Score another check mark for shutting up and obeying the “magisterium of Pope Francis.”
Then, of course, there were the elections for the new leaders, and frankly, you couldn't have found any more ideal puppets for offering no opposition to the Church going off the rails.
Los Angeles Abp. Jose Gomez, the leader of the annual Religious Education Congress in his archdiocese, was elected president. And Detroit Abp. Allen Vigneron was elected vice president, making him the odds-on favorite to become leader of the U.S. bishops when Gomez steps down at the end of his term in three years.
That pair is perfect, a perfect capturing of everything going on in the Church: Gomez and his annual parade of heretics and protestanized liturgy at the REC, and his wingman Vigneron, who continues to allow the gay Diginity Masses to go on in his archdiocese and has been the leading force among the bishops with pushing Protestant catechesis disguised as Catholic under the name of Alpha.
They are both the embodiment of what passes as “conservative” in the Church these days, an "anything goes" approach from Vigneron, up to and including heresy by Gomez.
And to this point, these men are both viewed as “conservatives,” which says a hell of a lot about how far the standard has dropped when it comes to so-called “conservatism” in the Church.
Faithful Catholics have almost always equated the term “conservative” with the term “orthodox,” borrowing from the political dictionary for use in the ecclesiastical world. But that approach is deeply flawed, mostly because it’s incorrect.
First, political terminology doesn’t sufficiently capture theological points. And secondly, it’s way too limiting.
A given bishop may indeed be personally orthodox and yet his public approach and leadership be woefully lacking — and the point of being a bishop is to lead, not just believe.
And yet these men, practically to a man, wouldn’t know how to lead the faithful out of a bathroom with one door and no windows, much less to Heaven. But the wicked ones among them, in the United States and Rome, are experts at leading souls to Hell.
And if you think that’s unkind or overstated, consider the massive drop-off of the sheer number of faithful — those who reject out of hand the Real Presence, those who live in a perpetual state of mortal sin under a huge variety of circumstances, the scandal brought forth from pro-abort politicians being allowed to receive Holy Communion — how many various examples need to be laid out?

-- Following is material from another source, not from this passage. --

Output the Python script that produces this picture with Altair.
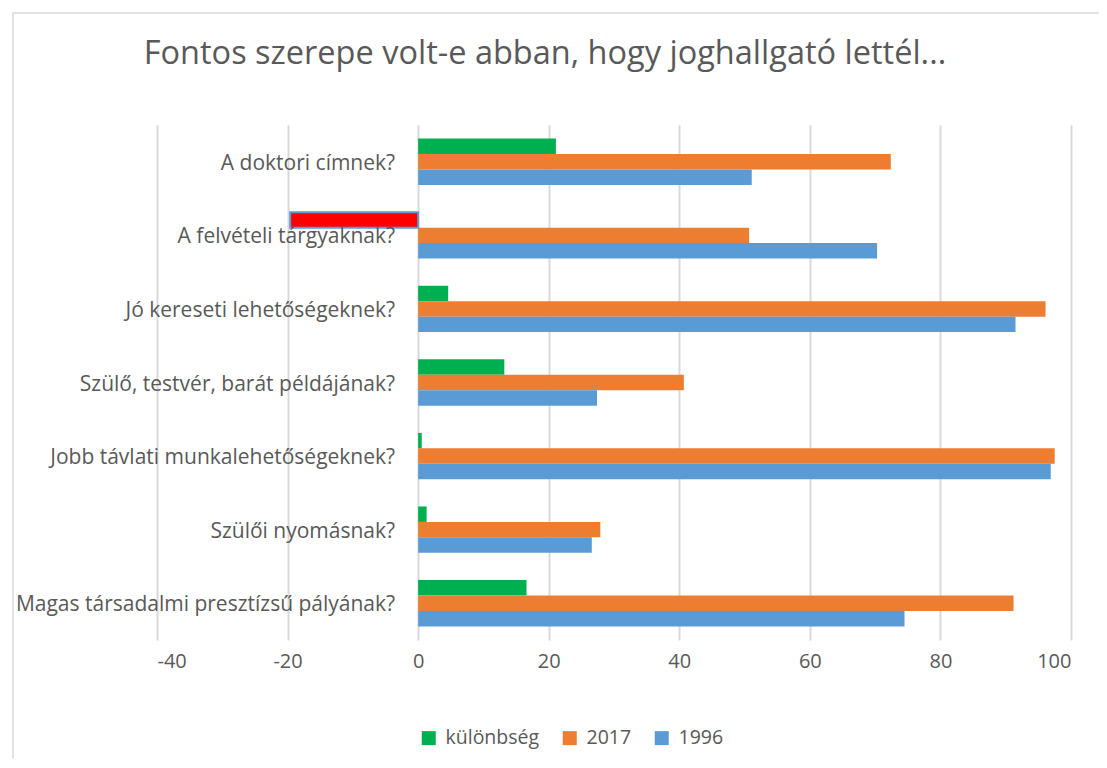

Do people really think that all these things are not willed by the Demon? These are the very things he works tirelessly to bring about so that souls will turn from the only path of salvation: the Church established by Christ.
So to not fight these things, to relegate them to second-class concerns or even completely ignore them — how exactly is that not doing the work of the devil?
The failure of the bishops to not speak out against these monstrous sins, to keep yammering on and on about gun control and climate change, neither of which they are correct about even politically — how could their failures not be weighed against them at their final judgments?
How could their failures not lead souls astray, which is a rather sanitized way of saying leading souls to everlasting fire, being forever subjected to the torments of demons?
But all that matters to this crowd of feckless men is to make sure there is never any controversy, no rocking of the boat, that no one is ever offended (except Jesus Christ), to keep spreading the spiritual poison that what matters is this world because we have a reasonable hope that all men are saved.
And given the result of this week’s Baltimore meeting, until this entire generation of these men is swept away, it’s blindingly clear that as a body, they do not have an answer because they are the problem.
Pray for them, absolutely, as we do here at this apostolate every day, but as far as shutting up and obeying their idiotic pronouncements on social policy — fat chance.